Menurut Kamikawa, Jepang memiliki pemahaman mendalam mengenai apa yang terjadi di Jalur Gaza.
“Jepang untuk sementara menghentikan pendanaannya untuk UNRWA. Namun, kami menyediakan bantuan termasuk makanan, obat-obatan dan kebutuhan hidup lainnya melalui organisasi internasional lainnya sehingga barang-barang tersebut dapat sampai ke tangan masyarakat di Gaza,” kata dia.
Dia kemudian menyebut bahwa bantuan kemanusiaan senilai 32 juta dolar AS (sekitar Rp 503,3 miliar) dalam proses untuk disalurkan kepada warga Gaza.
Sehubungan dengan dimulainya kembali pendanaan untuk UNRWA, Kamikawa mengatakan Jepang telah melakukan komunikasi yang erat dengan PBB, UNRWA, dan negara-negara terkait lainnya melalui berbagai saluran.
“Kami bertukar pandangan dan pendapat, dan pada saat yang sama, PBB sedang melakukan penyelidikan bersama dengan pihak ketiga, dan proses verifikasi sedang berlangsung,” katanya.
Jepang, ujar Kamikawa, juga masih menunggu laporan sementara mengenai hasil penyelidikan terhadap UNRWA tersebut.
“Kami berharap situasi di Gaza akan membaik secepatnya, dan kami ingin menanggapi krisis kemanusiaan ini secepatnya,” tuturnya.
Sebelumnya, Israel menuduh beberapa staf UNRWA di Gaza ikut serta dalam serangan lintas batas yang dilancarkan kelompok pejuang Palestina, Hamas, pada 7 Oktober tahun lalu.

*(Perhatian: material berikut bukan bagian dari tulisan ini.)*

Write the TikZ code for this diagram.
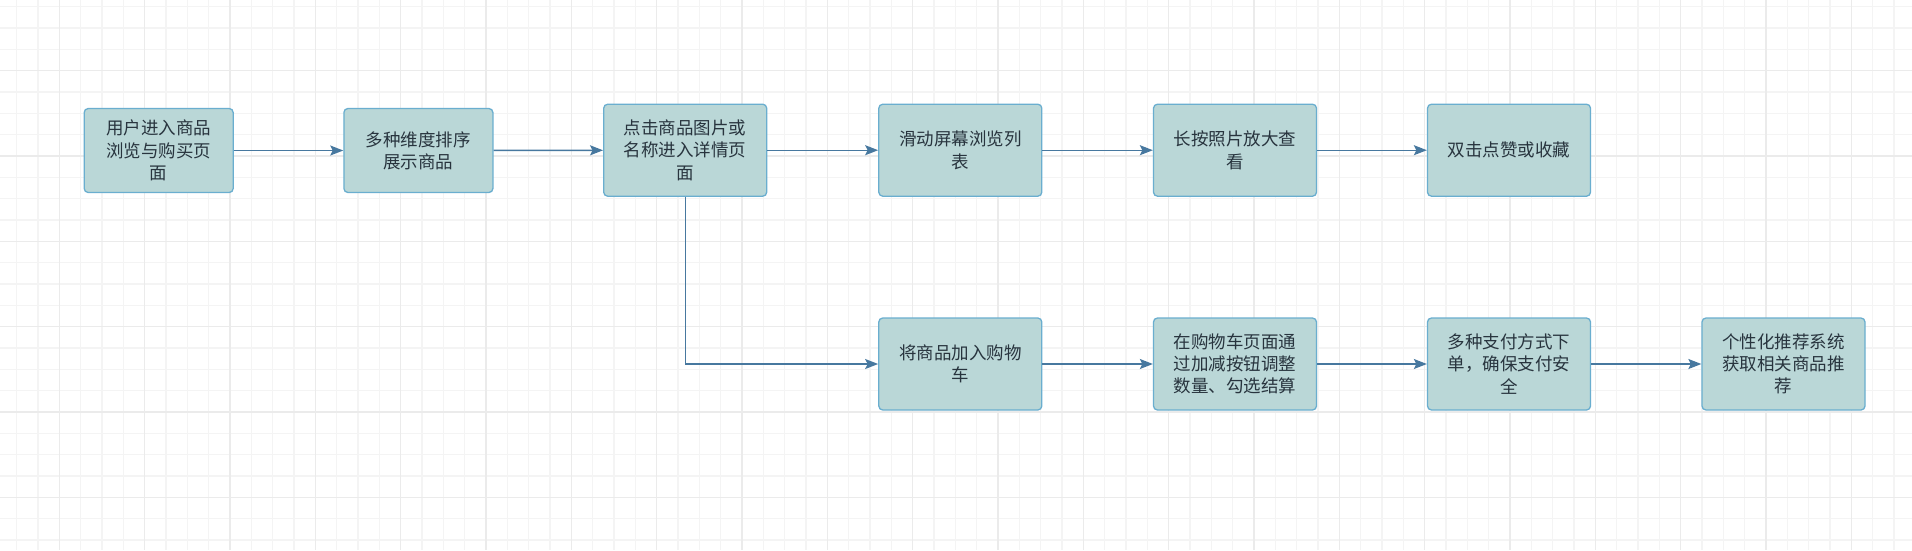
\documentclass[tikz,border=0pt]{standalone}
\usepackage{fontspec}
\setmainfont{Noto Sans CJK SC}
\usetikzlibrary{arrows.meta}
\definecolor{boxfill}{HTML}{BAD7D7}
\definecolor{boxline}{HTML}{6AAECF}
\definecolor{arrowcol}{HTML}{47789F}
\definecolor{textcol}{HTML}{28343E}
\definecolor{gridminor}{HTML}{F4F4F4}
\definecolor{gridmajor}{HTML}{EBEBEB}
\tikzset{
  flowbox/.style={rectangle, rounded corners=4pt, draw=boxline, fill=boxfill, line width=1.3pt,
    align=center, text=textcol, inner sep=0pt,
    font=\fontsize{17.5}{22.3}\selectfont},
  boxA/.style={flowbox, minimum width=149pt, minimum height=84pt},
  boxB/.style={flowbox, minimum width=163pt, minimum height=92pt},
  flowarrow/.style={draw=arrowcol, line width=1.4pt, -{Stealth[length=13pt,width=10pt,inset=2.5pt]}},
  minorline/.style={draw=gridminor, line width=1.3pt},
  majorline/.style={draw=gridmajor, line width=1.4pt}
}
\begin{document}
\begin{tikzpicture}[x=1pt,y=-1pt]
\useasboundingbox (0,0) rectangle (1912,550);
\fill[white] (0,0) rectangle (1912,550);
% grid
\foreach \i in {0,...,89} \draw[minorline] ({16.667+\i*21.333},0) -- ++(0,550);
\foreach \i in {0,...,25} \draw[minorline] (0,{6.667+\i*21.333}) -- ++(1912,0);
\foreach \i in {0,...,21} \draw[majorline] ({59.333+\i*85.333},0) -- ++(0,550);
\foreach \i in {0,...,5} \draw[majorline] (0,{70.667+\i*85.333}) -- ++(1912,0);
% nodes row 1
\node[boxA] (b1) at (158.7,150.5) {用户进入商品\\浏览与购买页\\面};
\node[boxA] (b2) at (418.4,150.5) {多种维度排序\\展示商品};
\node[boxB] (b3) at (685.2,150.2) {点击商品图片或\\名称进入详情页\\面};
\node[boxB] (b4) at (960.3,150.2) {滑动屏幕浏览列\\表};
\node[boxB] (b5) at (1235.0,150.2) {长按照片放大查\\看};
\node[boxB] (b6) at (1509.0,150.2) {双击点赞或收藏};
% nodes row 2
\node[boxB] (b7) at (960.3,364.0) {将商品加入购物\\车};
\node[boxB] (b8) at (1235.0,364.0) {在购物车页面通\\过加减按钮调整\\数量、勾选结算};
\node[boxB] (b9) at (1509.0,364.0) {多种支付方式下\\单，确保支付安\\全};
\node[boxB] (b10) at (1783.5,364.0) {个性化推荐系统\\获取相关商品推\\荐};
% connectors
\draw[flowarrow] (b1) -- (b2);
\draw[flowarrow] (b2) -- (b3);
\draw[flowarrow] (b3) -- (b4);
\draw[flowarrow] (b4) -- (b5);
\draw[flowarrow] (b5) -- (b6);
\draw[flowarrow] (b3.south) |- (b7.west);
\draw[flowarrow] (b7) -- (b8);
\draw[flowarrow] (b8) -- (b9);
\draw[flowarrow] (b9) -- (b10);
\end{tikzpicture}
\end{document}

Dipicu tuduhan tersebut, sejumlah negara memutuskan untuk menangguhkan pendanaan bagi badan PBB yang didirikan pada 1949 untuk membantu pengungsi Palestina di Timur Tengah.
UNRWA sendiri menyatakan telah memutus kontrak dengan para staf yang terlibat, menyusul tuduhan Israel.